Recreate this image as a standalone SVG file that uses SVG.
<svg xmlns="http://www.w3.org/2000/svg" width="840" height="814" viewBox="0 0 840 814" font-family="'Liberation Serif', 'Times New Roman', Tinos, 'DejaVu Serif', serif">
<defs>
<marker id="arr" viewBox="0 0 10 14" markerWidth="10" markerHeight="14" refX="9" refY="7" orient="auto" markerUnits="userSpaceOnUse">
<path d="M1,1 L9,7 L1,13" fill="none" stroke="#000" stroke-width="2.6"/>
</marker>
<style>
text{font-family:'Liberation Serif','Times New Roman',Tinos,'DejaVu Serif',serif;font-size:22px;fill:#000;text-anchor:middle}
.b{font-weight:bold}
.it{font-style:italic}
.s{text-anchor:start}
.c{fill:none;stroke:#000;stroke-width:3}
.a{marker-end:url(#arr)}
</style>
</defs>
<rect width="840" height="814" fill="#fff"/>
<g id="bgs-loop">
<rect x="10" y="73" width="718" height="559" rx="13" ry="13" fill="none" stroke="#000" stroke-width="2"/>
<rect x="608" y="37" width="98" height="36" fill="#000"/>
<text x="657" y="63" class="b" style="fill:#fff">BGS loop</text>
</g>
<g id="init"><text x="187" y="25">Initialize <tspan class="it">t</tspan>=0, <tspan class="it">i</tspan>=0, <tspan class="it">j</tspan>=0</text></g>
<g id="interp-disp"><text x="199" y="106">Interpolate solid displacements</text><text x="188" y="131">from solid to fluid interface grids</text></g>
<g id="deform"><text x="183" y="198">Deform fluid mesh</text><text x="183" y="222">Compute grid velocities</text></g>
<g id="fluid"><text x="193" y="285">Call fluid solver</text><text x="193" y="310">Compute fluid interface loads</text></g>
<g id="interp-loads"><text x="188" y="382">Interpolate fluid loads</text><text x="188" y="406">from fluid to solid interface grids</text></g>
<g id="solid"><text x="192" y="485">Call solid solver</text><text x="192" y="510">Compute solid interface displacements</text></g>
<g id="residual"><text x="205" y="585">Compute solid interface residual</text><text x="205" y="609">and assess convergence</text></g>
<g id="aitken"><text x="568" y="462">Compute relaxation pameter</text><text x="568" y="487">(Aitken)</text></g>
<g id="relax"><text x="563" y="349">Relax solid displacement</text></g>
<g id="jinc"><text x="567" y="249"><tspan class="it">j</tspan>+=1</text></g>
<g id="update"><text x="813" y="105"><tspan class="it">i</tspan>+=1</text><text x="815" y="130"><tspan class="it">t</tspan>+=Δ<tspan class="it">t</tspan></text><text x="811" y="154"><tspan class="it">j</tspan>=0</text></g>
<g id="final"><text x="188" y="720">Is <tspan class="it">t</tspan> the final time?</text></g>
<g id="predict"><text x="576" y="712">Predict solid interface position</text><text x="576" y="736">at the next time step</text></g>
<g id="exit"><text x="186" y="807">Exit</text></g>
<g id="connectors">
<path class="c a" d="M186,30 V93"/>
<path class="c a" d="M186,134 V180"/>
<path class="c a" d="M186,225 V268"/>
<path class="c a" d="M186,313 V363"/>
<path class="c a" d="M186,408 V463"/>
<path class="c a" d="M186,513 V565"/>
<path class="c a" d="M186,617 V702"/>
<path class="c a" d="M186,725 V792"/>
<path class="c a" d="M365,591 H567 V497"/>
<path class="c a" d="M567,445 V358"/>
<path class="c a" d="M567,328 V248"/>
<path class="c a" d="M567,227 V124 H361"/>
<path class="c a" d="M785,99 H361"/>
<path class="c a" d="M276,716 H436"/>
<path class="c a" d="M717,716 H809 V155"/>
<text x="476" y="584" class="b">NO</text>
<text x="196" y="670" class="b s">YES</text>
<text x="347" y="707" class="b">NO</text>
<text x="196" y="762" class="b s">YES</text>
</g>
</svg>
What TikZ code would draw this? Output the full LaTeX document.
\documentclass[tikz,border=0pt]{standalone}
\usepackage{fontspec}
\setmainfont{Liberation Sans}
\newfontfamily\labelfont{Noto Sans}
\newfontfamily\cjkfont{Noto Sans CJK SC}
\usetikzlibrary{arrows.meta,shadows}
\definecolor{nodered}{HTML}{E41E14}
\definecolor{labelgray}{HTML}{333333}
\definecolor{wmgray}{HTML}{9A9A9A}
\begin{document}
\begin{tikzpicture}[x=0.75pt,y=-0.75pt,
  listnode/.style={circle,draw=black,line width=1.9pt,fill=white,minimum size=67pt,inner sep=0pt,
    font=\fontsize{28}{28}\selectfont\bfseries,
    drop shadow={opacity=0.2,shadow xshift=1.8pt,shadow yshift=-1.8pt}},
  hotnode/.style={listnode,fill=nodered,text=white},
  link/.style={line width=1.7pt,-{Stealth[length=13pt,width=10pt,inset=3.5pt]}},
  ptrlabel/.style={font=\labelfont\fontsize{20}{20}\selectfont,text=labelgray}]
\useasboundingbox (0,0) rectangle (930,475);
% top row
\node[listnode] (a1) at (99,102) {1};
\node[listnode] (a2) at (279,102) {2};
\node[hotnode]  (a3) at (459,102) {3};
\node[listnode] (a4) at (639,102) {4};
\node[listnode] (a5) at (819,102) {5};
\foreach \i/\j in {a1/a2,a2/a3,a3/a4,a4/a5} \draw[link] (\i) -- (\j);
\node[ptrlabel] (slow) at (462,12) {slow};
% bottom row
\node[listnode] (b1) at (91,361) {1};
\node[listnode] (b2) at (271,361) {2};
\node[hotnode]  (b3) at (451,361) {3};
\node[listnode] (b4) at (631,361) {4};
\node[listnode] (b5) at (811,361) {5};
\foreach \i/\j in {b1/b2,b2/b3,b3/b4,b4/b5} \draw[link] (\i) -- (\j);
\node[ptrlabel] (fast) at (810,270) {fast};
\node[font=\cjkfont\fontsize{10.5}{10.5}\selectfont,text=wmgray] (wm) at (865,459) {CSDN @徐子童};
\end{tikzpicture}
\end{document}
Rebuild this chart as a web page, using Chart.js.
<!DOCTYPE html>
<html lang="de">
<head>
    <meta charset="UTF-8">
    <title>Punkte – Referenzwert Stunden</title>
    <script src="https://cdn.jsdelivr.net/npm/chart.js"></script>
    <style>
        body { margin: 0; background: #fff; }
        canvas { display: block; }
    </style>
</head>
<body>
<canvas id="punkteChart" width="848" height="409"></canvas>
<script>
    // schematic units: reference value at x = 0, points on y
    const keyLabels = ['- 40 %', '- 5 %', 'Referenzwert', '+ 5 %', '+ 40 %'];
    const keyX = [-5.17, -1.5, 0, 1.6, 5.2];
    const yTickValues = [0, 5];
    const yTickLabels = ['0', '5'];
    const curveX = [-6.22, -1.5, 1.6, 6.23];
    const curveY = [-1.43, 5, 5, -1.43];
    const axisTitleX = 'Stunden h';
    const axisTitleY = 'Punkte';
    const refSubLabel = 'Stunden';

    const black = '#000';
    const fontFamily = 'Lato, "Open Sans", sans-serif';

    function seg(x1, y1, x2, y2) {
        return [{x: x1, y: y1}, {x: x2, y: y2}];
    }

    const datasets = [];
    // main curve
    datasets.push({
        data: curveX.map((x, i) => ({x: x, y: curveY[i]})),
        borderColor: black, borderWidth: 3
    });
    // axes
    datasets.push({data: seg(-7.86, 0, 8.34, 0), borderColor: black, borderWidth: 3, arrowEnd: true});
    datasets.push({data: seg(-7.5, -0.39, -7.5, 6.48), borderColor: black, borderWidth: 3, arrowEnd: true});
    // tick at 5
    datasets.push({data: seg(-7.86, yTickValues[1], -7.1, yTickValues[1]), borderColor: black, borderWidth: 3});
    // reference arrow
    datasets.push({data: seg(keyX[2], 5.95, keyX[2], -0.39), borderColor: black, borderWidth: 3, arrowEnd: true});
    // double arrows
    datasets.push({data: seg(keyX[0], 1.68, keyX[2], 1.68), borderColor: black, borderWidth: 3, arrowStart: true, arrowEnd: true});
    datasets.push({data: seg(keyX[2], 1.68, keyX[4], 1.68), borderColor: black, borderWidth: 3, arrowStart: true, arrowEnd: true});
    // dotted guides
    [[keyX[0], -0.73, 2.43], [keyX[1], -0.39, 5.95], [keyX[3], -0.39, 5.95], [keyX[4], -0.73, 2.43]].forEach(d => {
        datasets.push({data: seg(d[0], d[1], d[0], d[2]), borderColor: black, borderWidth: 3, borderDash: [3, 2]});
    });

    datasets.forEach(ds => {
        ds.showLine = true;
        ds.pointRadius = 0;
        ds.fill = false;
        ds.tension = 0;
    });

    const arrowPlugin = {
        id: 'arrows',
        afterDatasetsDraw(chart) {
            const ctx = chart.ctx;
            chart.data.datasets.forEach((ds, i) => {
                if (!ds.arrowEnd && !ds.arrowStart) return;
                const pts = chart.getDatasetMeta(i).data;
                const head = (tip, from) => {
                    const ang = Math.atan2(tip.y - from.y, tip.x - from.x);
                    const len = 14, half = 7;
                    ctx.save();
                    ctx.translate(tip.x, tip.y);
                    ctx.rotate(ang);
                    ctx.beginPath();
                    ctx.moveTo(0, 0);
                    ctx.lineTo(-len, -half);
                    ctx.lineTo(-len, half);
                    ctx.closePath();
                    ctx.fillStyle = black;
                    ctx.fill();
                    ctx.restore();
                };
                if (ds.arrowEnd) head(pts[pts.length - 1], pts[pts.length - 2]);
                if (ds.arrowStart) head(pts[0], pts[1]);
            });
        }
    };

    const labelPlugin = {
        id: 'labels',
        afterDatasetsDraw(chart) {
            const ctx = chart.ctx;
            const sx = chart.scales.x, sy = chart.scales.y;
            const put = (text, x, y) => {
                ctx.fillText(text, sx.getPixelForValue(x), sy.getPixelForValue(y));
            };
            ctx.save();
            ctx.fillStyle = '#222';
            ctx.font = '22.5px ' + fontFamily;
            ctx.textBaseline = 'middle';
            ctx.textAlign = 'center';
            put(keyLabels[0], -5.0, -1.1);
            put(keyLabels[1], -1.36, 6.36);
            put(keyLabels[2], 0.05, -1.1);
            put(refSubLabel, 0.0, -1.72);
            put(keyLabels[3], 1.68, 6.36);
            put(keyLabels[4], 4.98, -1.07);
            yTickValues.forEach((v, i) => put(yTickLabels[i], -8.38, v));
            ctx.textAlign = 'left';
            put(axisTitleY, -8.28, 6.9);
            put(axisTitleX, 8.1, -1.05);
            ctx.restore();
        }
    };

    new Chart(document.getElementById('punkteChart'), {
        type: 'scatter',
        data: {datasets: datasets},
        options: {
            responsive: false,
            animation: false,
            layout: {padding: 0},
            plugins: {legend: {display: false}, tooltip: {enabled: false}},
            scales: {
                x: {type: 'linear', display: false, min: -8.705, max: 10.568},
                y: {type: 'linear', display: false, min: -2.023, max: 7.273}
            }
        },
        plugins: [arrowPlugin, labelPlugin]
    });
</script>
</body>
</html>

_Job_:
Read the data above. Pull out each line in which the string "standalone" appears.

_Solution to the exercise_:
Recreate this image as a standalone SVG file that uses SVG.
\documentclass[tikz,border=0pt]{standalone}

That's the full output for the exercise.